Electronic signatures are legally binding due to the E-SIGN Act in the United States and similar laws in Europe. With that being said, there are specific guidelines that need to be followed. 

The stringent regulatory environment and a new brand with no social capital such as a social media following, reviews, customer case studies, etc. made it more difficult to gain the trust of potential customers.

Established competitors

Many of our competitors have been around for well over a decade and have become the de facto first choice for many potential customers. They have strong brands and strong SEO results that fuel their growth day after day.

To make matters more challenging, we’re competing on two fronts because of the nature of our solution.

On one side, we have electronic signature software which is a space that’s seen many competitors spring up over the last few years. Of those competitors, a few of them have marketing and sales budgets equal to millions of dollars which are used on paid advertising, media mentions, influencers, and more. 

On the other side, we have document generation which has a few well-funded unicorns that don’t need to worry about profitability for the time being. They can and do invest heavily in paid acquisition in a way that drives the cost of acquisition up so high that organizations competing in the industry have payback periods approaching one year or more. 

Our limited budget made this approach unsustainable. Because of this, we couldn’t compete directly with them on the paid acquisition front using the resources available to us at the time. Since we knew we couldn’t outspend them a more creative strategy was needed. This is why we turned to SEO.

Tiny marketing and sales budget

Another challenge we experienced and the one that scares off most new businesses is the fact that our budget paled in comparison to the organizations we were competing against. They had millions, we had thousands. This forced us to think outside the box, take the best of what was available, and adapt it to our situation.

The good news is that we were able to turn our challenges into strengths and grow our search traffic by leaps and bounds in a relatively short amount of time.

While the above results are respectable, we still have a long way to go. The rest of this guide will focus on the nuts and bolts of how we were able to compete directly with brands that have more of everything than we do.

How we leveraged SEO in our go-to-market strategy

We didn’t just start creating content and cross our fingers hoping for the best. My team and I took a deliberate approach to our SEO strategy. The first step was to do a deep dive into what our competitors were doing.

1. Competitive analysis

The first step into any campaign you launch should be research. Part of that research is competitive analysis. Not to copy them but to see what’s working and what isn’t then take the best parts. Our analysis included:

Overall traffic

Web traffic represents the number of visits or sessions spent on a given site. You can look at this broadly for an overall representation of how many users are visiting a given site. For a more granular look, you can also break it down depending on the search query that brought them there. 

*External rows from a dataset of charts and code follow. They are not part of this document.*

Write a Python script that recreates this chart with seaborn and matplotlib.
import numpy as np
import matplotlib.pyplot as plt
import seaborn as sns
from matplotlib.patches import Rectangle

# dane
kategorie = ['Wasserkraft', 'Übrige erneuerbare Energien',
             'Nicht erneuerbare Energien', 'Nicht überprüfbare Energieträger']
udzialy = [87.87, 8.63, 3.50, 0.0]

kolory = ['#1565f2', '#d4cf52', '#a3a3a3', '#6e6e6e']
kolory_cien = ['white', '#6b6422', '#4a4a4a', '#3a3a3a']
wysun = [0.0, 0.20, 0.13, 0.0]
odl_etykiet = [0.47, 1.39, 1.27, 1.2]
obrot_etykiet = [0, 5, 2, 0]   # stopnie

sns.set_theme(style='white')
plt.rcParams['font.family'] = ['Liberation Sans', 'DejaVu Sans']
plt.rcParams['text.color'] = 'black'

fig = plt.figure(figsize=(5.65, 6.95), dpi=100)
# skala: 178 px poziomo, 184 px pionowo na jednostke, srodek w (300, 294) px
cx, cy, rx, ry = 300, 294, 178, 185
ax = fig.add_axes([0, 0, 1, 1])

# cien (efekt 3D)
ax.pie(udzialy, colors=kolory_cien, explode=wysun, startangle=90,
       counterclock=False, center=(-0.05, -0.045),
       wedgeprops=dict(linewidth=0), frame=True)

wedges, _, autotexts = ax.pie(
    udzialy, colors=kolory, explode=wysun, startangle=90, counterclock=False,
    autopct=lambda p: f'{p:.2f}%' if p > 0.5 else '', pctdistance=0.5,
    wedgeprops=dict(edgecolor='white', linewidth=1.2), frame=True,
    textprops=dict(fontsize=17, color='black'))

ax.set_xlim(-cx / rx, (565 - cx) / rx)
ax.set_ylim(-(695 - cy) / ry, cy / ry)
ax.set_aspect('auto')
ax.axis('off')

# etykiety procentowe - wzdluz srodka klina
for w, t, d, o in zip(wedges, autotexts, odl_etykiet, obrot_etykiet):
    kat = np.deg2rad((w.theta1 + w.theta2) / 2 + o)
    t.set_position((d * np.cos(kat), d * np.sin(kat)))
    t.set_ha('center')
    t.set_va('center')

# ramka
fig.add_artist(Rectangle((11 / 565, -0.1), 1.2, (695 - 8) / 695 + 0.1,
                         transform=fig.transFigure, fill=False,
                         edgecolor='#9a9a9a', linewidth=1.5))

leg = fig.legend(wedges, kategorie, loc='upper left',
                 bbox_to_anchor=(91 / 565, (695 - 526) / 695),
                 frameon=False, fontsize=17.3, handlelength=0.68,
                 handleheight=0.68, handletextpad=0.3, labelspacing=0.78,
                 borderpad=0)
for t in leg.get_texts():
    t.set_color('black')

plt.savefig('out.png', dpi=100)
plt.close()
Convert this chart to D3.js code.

This metric let us know the potential traffic available in our niche – excluding brand searches. Armed with this information, we were able to do some back-of-the-napkin calculations for other important business metrics.

Domain authority

The domain authority score represents the perceived trustworthiness and value of a given site. The higher the score, the more Google and other search engines identify the information you provide as being useful. While the overall mix of factors that make up this score is somewhat variable, you can expect things like backlinks, internal site structure, and search traffic to attribute to your score.

Understanding this gave us an idea of how much time, energy, and resources we’d need to put in to effectively compete. There are different ways to track this but we use Ahref’s Domain Rating and Semrush’s Authority Score.

Example of YouTube’s authority score.

Keywords being targeted (organic and paid)

We uncovered the keywords other brands were targeting, especially the paid keywords. This gave us a clear indication of what words and phrases were profitable and what high-converting pages looked like.

To find that information, we plugged in the domain of our competitors in Ahrefs and sorted based on organic keyword difficulty and traffic. After pulling out keywords, we plugged them into the keyword research tool in Ahrefs which gave us information about the CPC (cost per click) and estimated click-through rate. 

As a rule of thumb, the higher the CPC, the more valuable advertisers believe the keyword to be. A higher click-through rate means more are viewing the pages that appear within the search results. This is important because many high-volume search terms are also zero-click searches which we wanted to avoid at all costs. 

For paid traffic research, we used a similar process but looked at the paid traffic difficulty to help us understand how many advertisers found that phrase important. We also looked at the estimated traffic they were getting from the query. Together, these approaches helped us build out our initial list of keyword targets. 

Content quality

This is a subjective metric but still important. All things being equal, search engines will present the pages that best satisfy the intent of a searcher. They can’t measure quality but humans can. Search engines track certain ‘user signals’ such as dwell time, bounce rate, and click-through rate.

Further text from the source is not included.